### DESCRIPTION OF THE TASK
Restate each line word for word. Leave out every picture.

### DATA PROVIDED

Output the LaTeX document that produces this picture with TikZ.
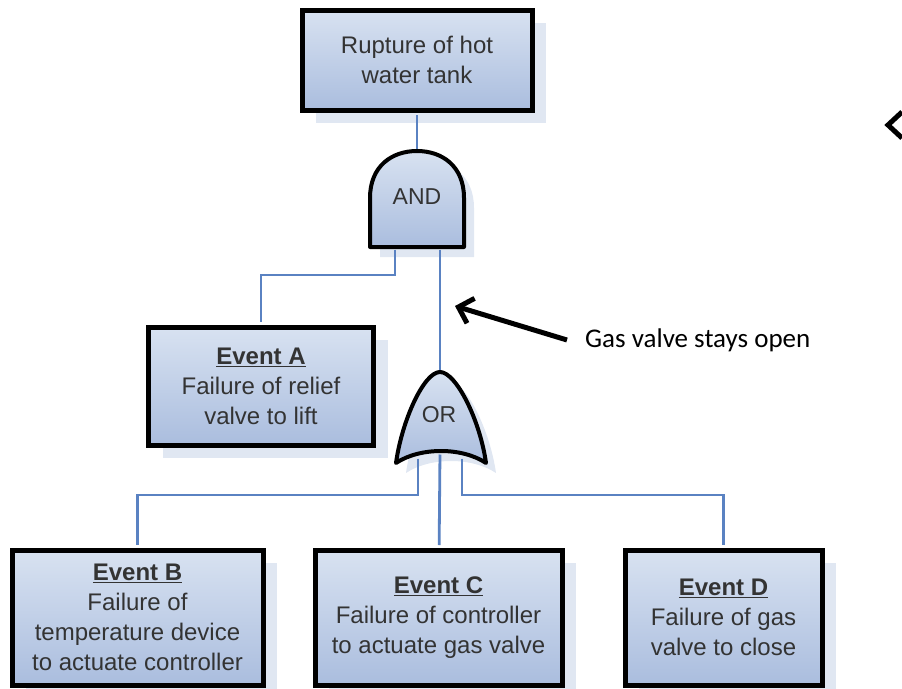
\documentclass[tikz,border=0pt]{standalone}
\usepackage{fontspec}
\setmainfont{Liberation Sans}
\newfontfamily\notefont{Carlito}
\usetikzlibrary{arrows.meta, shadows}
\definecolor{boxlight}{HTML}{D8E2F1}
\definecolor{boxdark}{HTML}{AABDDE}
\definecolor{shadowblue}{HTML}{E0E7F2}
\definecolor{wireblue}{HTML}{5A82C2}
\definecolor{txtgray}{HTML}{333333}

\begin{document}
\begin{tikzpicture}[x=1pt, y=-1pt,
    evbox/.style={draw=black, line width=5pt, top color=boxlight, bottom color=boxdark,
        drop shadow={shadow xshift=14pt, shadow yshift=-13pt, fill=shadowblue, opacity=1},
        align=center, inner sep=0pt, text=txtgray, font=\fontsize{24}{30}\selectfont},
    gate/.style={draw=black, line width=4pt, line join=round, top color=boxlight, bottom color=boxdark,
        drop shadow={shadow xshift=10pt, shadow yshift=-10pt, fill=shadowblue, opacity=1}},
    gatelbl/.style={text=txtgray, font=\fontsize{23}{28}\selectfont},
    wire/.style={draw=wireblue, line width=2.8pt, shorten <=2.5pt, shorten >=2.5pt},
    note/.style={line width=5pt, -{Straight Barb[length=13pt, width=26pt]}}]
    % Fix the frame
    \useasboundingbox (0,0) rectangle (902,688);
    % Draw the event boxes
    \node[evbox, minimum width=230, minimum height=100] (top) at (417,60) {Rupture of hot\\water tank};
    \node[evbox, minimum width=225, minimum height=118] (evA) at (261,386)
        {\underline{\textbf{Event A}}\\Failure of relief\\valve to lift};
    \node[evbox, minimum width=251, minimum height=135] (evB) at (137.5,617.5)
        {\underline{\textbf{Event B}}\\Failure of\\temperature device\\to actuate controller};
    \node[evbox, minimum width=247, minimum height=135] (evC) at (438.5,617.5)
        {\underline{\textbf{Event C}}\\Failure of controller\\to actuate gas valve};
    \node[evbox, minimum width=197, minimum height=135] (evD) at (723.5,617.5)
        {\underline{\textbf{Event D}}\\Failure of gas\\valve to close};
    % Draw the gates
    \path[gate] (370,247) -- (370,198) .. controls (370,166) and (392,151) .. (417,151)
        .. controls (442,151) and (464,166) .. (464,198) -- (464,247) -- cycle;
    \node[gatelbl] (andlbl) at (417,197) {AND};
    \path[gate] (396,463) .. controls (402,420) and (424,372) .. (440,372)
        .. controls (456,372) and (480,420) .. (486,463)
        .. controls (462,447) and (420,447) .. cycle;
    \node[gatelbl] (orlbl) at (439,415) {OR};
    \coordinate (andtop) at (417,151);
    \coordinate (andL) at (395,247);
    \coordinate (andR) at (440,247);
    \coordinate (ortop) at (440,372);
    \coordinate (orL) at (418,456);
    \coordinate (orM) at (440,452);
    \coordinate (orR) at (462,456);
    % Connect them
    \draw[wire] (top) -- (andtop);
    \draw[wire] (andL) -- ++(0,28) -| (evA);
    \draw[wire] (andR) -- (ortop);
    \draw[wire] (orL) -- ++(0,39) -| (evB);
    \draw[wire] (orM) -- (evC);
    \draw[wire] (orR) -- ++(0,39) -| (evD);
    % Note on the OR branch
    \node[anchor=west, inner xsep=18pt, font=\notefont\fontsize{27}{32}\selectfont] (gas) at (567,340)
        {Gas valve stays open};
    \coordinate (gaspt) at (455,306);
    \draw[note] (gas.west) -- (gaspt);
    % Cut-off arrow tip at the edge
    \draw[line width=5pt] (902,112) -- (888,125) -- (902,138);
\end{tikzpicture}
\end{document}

### CORRECT ANSWER
Output the LaTeX document that produces this picture with TikZ.
\documentclass[tikz,border=0pt]{standalone}
\usepackage{fontspec}
\setmainfont{Liberation Sans}
\newfontfamily\notefont{Carlito}
\usetikzlibrary{arrows.meta, shadows}
\definecolor{boxlight}{HTML}{D8E2F1}
\definecolor{boxdark}{HTML}{AABDDE}
\definecolor{shadowblue}{HTML}{E0E7F2}
\definecolor{wireblue}{HTML}{5A82C2}
\definecolor{txtgray}{HTML}{333333}

\begin{document}
\begin{tikzpicture}[x=1pt, y=-1pt,
    evbox/.style={draw=black, line width=5pt, top color=boxlight, bottom color=boxdark,
        drop shadow={shadow xshift=14pt, shadow yshift=-13pt, fill=shadowblue, opacity=1},
        align=center, inner sep=0pt, text=txtgray, font=\fontsize{24}{30}\selectfont},
    gate/.style={draw=black, line width=4pt, line join=round, top color=boxlight, bottom color=boxdark,
        drop shadow={shadow xshift=10pt, shadow yshift=-10pt, fill=shadowblue, opacity=1}},
    gatelbl/.style={text=txtgray, font=\fontsize{23}{28}\selectfont},
    wire/.style={draw=wireblue, line width=2.8pt, shorten <=2.5pt, shorten >=2.5pt},
    note/.style={line width=5pt, -{Straight Barb[length=13pt, width=26pt]}}]
    % Fix the frame
    \useasboundingbox (0,0) rectangle (902,688);
    % Draw the event boxes
    \node[evbox, minimum width=230, minimum height=100] (top) at (417,60) {Rupture of hot\\water tank};
    \node[evbox, minimum width=225, minimum height=118] (evA) at (261,386)
        {\underline{\textbf{Event A}}\\Failure of relief\\valve to lift};
    \node[evbox, minimum width=251, minimum height=135] (evB) at (137.5,617.5)
        {\underline{\textbf{Event B}}\\Failure of\\temperature device\\to actuate controller};
    \node[evbox, minimum width=247, minimum height=135] (evC) at (438.5,617.5)
        {\underline{\textbf{Event C}}\\Failure of controller\\to actuate gas valve};
    \node[evbox, minimum width=197, minimum height=135] (evD) at (723.5,617.5)
        {\underline{\textbf{Event D}}\\Failure of gas\\valve to close};
    % Draw the gates
    \path[gate] (370,247) -- (370,198) .. controls (370,166) and (392,151) .. (417,151)
        .. controls (442,151) and (464,166) .. (464,198) -- (464,247) -- cycle;
    \node[gatelbl] (andlbl) at (417,197) {AND};
    \path[gate] (396,463) .. controls (402,420) and (424,372) .. (440,372)
        .. controls (456,372) and (480,420) .. (486,463)
        .. controls (462,447) and (420,447) .. cycle;
    \node[gatelbl] (orlbl) at (439,415) {OR};
    \coordinate (andtop) at (417,151);
    \coordinate (andL) at (395,247);
    \coordinate (andR) at (440,247);
    \coordinate (ortop) at (440,372);
    \coordinate (orL) at (418,456);
    \coordinate (orM) at (440,452);
    \coordinate (orR) at (462,456);
    % Connect them
    \draw[wire] (top) -- (andtop);
    \draw[wire] (andL) -- ++(0,28) -| (evA);
    \draw[wire] (andR) -- (ortop);
    \draw[wire] (orL) -- ++(0,39) -| (evB);
    \draw[wire] (orM) -- (evC);
    \draw[wire] (orR) -- ++(0,39) -| (evD);
    % Note on the OR branch
    \node[anchor=west, inner xsep=18pt, font=\notefont\fontsize{27}{32}\selectfont] (gas) at (567,340)
        {Gas valve stays open};
    \coordinate (gaspt) at (455,306);
    \draw[note] (gas.west) -- (gaspt);
    % Cut-off arrow tip at the edge
    \draw[line width=5pt] (902,112) -- (888,125) -- (902,138);
\end{tikzpicture}
\end{document}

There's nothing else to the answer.